### PROBLEM DETAILS
The data below should be printed in full, exactly, and without any of its images.

### DATA EXTRACT
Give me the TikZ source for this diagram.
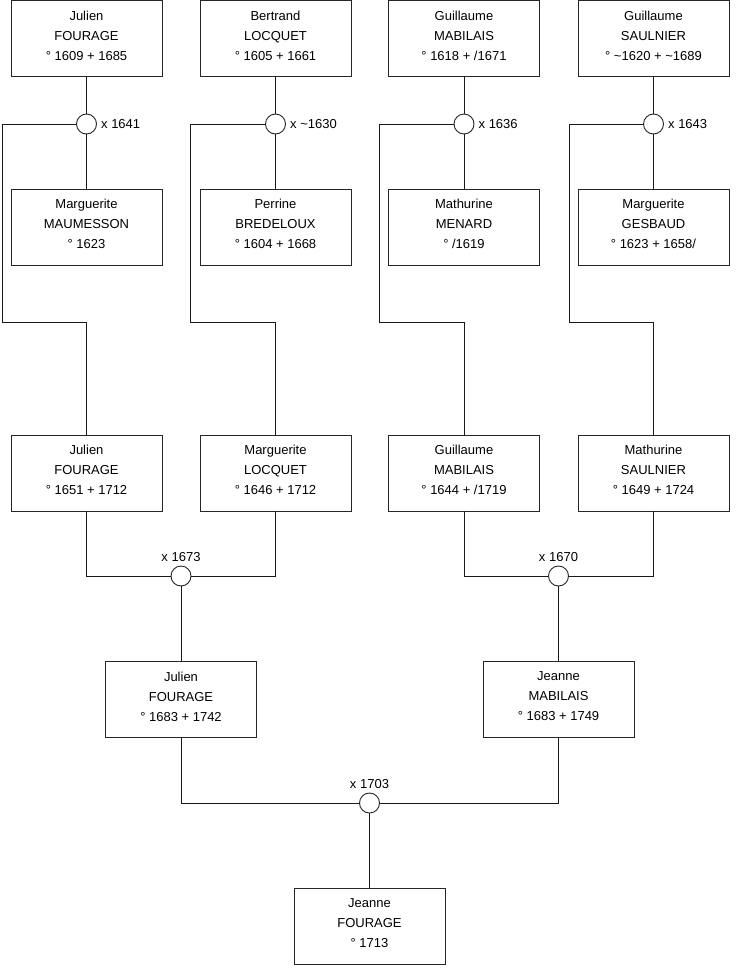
\documentclass[tikz,border=0pt]{standalone}
\usepackage{fontspec}
\setmainfont{Liberation Sans}
\begin{document}
\begin{tikzpicture}[x=1pt,y=-1pt,
  person/.style={draw=black!85, line width=0.9pt, fill=white, rectangle, minimum width=151pt, minimum height=76pt, inner sep=0pt, align=center, font=\fontsize{13}{20}\selectfont, execute at end node={\rule[-6pt]{0pt}{1pt}}},
  union/.style={draw=black!85, line width=0.9pt, fill=white, circle, minimum size=20pt, inner sep=0pt},
  lbl/.style={font=\fontsize{13}{16}\selectfont, inner sep=0pt},
  link/.style={draw=black!90, line width=0.9pt}]
\useasboundingbox[fill=white] (0,0) rectangle (740,975);
% row 1
\node[person] (a1) at (86.5,38.5) {Julien\\FOURAGE\\° 1609 + 1685};
\node[person] (a2) at (275.5,38.5) {Bertrand\\LOCQUET\\° 1605 + 1661};
\node[person] (a3) at (464,38.5) {Guillaume\\MABILAIS\\° 1618 + /1671};
\node[person] (a4) at (653.5,38.5) {Guillaume\\SAULNIER\\° \textasciitilde1620 + \textasciitilde1689};
% row 2
\node[person] (b1) at (86.5,227) {Marguerite\\MAUMESSON\\° 1623};
\node[person] (b2) at (275.5,227) {Perrine\\BREDELOUX\\° 1604 + 1668};
\node[person] (b3) at (464,227) {Mathurine\\MENARD\\° /1619};
\node[person] (b4) at (653.5,227) {Marguerite\\GESBAUD\\° 1623 + 1658/};
% unions row 1
\node[union] (u1) at (86.5,124) {};
\node[union] (u2) at (275.5,124) {};
\node[union] (u3) at (464,124) {};
\node[union] (u4) at (653.5,124) {};
\node[lbl, anchor=west] (l1) at ([xshift=4pt]u1.east) {x 1641};
\node[lbl, anchor=west] (l2) at ([xshift=4pt]u2.east) {x \textasciitilde1630};
\node[lbl, anchor=west] (l3) at ([xshift=4pt]u3.east) {x 1636};
\node[lbl, anchor=west] (l4) at ([xshift=4pt]u4.east) {x 1643};
% row 3
\node[person] (c1) at (86.5,473) {Julien\\FOURAGE\\° 1651 + 1712};
\node[person] (c2) at (275.5,473) {Marguerite\\LOCQUET\\° 1646 + 1712};
\node[person] (c3) at (464,473) {Guillaume\\MABILAIS\\° 1644 + /1719};
\node[person] (c4) at (653.5,473) {Mathurine\\SAULNIER\\° 1649 + 1724};
% unions row 3
\node[union] (v1) at (181,576) {};
\node[union] (v2) at (558.5,576) {};
\node[lbl, anchor=south] (m1) at ([yshift=4pt]v1.north) {x 1673};
\node[lbl, anchor=south] (m2) at ([yshift=4pt]v2.north) {x 1670};
% row 4
\node[person] (d1) at (181,699.5) {Julien\\FOURAGE\\° 1683 + 1742};
\node[person] (d2) at (558.5,699.5) {Jeanne\\MABILAIS\\° 1683 + 1749};
\node[union] (w) at (369.5,803) {};
\node[lbl, anchor=south] (n) at ([yshift=4pt]w.north) {x 1703};
% row 5
\node[person] (e) at (369.5,926) {Jeanne\\FOURAGE\\° 1713};
% connectors
\foreach \i/\lx in {1/2,2/190.5,3/379,4/569.5}{
  \draw[link] (a\i.south) -- (u\i.north);
  \draw[link] (u\i.south) -- (b\i.north);
  \draw[link] (u\i.west) -- (\lx,124) -- (\lx,322) -| (c\i.north);
}
\draw[link] (c1.south) |- (v1.west);
\draw[link] (c2.south) |- (v1.east);
\draw[link] (c3.south) |- (v2.west);
\draw[link] (c4.south) |- (v2.east);
\draw[link] (v1.south) -- (d1.north);
\draw[link] (v2.south) -- (d2.north);
\draw[link] (d1.south) |- (w.west);
\draw[link] (d2.south) |- (w.east);
\draw[link] (w.south) -- (e.north);
\end{tikzpicture}
\end{document}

### COMPLETE ANSWER
Give me the TikZ source for this diagram.
\documentclass[tikz,border=0pt]{standalone}
\usepackage{fontspec}
\setmainfont{Liberation Sans}
\begin{document}
\begin{tikzpicture}[x=1pt,y=-1pt,
  person/.style={draw=black!85, line width=0.9pt, fill=white, rectangle, minimum width=151pt, minimum height=76pt, inner sep=0pt, align=center, font=\fontsize{13}{20}\selectfont, execute at end node={\rule[-6pt]{0pt}{1pt}}},
  union/.style={draw=black!85, line width=0.9pt, fill=white, circle, minimum size=20pt, inner sep=0pt},
  lbl/.style={font=\fontsize{13}{16}\selectfont, inner sep=0pt},
  link/.style={draw=black!90, line width=0.9pt}]
\useasboundingbox[fill=white] (0,0) rectangle (740,975);
% row 1
\node[person] (a1) at (86.5,38.5) {Julien\\FOURAGE\\° 1609 + 1685};
\node[person] (a2) at (275.5,38.5) {Bertrand\\LOCQUET\\° 1605 + 1661};
\node[person] (a3) at (464,38.5) {Guillaume\\MABILAIS\\° 1618 + /1671};
\node[person] (a4) at (653.5,38.5) {Guillaume\\SAULNIER\\° \textasciitilde1620 + \textasciitilde1689};
% row 2
\node[person] (b1) at (86.5,227) {Marguerite\\MAUMESSON\\° 1623};
\node[person] (b2) at (275.5,227) {Perrine\\BREDELOUX\\° 1604 + 1668};
\node[person] (b3) at (464,227) {Mathurine\\MENARD\\° /1619};
\node[person] (b4) at (653.5,227) {Marguerite\\GESBAUD\\° 1623 + 1658/};
% unions row 1
\node[union] (u1) at (86.5,124) {};
\node[union] (u2) at (275.5,124) {};
\node[union] (u3) at (464,124) {};
\node[union] (u4) at (653.5,124) {};
\node[lbl, anchor=west] (l1) at ([xshift=4pt]u1.east) {x 1641};
\node[lbl, anchor=west] (l2) at ([xshift=4pt]u2.east) {x \textasciitilde1630};
\node[lbl, anchor=west] (l3) at ([xshift=4pt]u3.east) {x 1636};
\node[lbl, anchor=west] (l4) at ([xshift=4pt]u4.east) {x 1643};
% row 3
\node[person] (c1) at (86.5,473) {Julien\\FOURAGE\\° 1651 + 1712};
\node[person] (c2) at (275.5,473) {Marguerite\\LOCQUET\\° 1646 + 1712};
\node[person] (c3) at (464,473) {Guillaume\\MABILAIS\\° 1644 + /1719};
\node[person] (c4) at (653.5,473) {Mathurine\\SAULNIER\\° 1649 + 1724};
% unions row 3
\node[union] (v1) at (181,576) {};
\node[union] (v2) at (558.5,576) {};
\node[lbl, anchor=south] (m1) at ([yshift=4pt]v1.north) {x 1673};
\node[lbl, anchor=south] (m2) at ([yshift=4pt]v2.north) {x 1670};
% row 4
\node[person] (d1) at (181,699.5) {Julien\\FOURAGE\\° 1683 + 1742};
\node[person] (d2) at (558.5,699.5) {Jeanne\\MABILAIS\\° 1683 + 1749};
\node[union] (w) at (369.5,803) {};
\node[lbl, anchor=south] (n) at ([yshift=4pt]w.north) {x 1703};
% row 5
\node[person] (e) at (369.5,926) {Jeanne\\FOURAGE\\° 1713};
% connectors
\foreach \i/\lx in {1/2,2/190.5,3/379,4/569.5}{
  \draw[link] (a\i.south) -- (u\i.north);
  \draw[link] (u\i.south) -- (b\i.north);
  \draw[link] (u\i.west) -- (\lx,124) -- (\lx,322) -| (c\i.north);
}
\draw[link] (c1.south) |- (v1.west);
\draw[link] (c2.south) |- (v1.east);
\draw[link] (c3.south) |- (v2.west);
\draw[link] (c4.south) |- (v2.east);
\draw[link] (v1.south) -- (d1.north);
\draw[link] (v2.south) -- (d2.north);
\draw[link] (d1.south) |- (w.west);
\draw[link] (d2.south) |- (w.east);
\draw[link] (w.south) -- (e.north);
\end{tikzpicture}
\end{document}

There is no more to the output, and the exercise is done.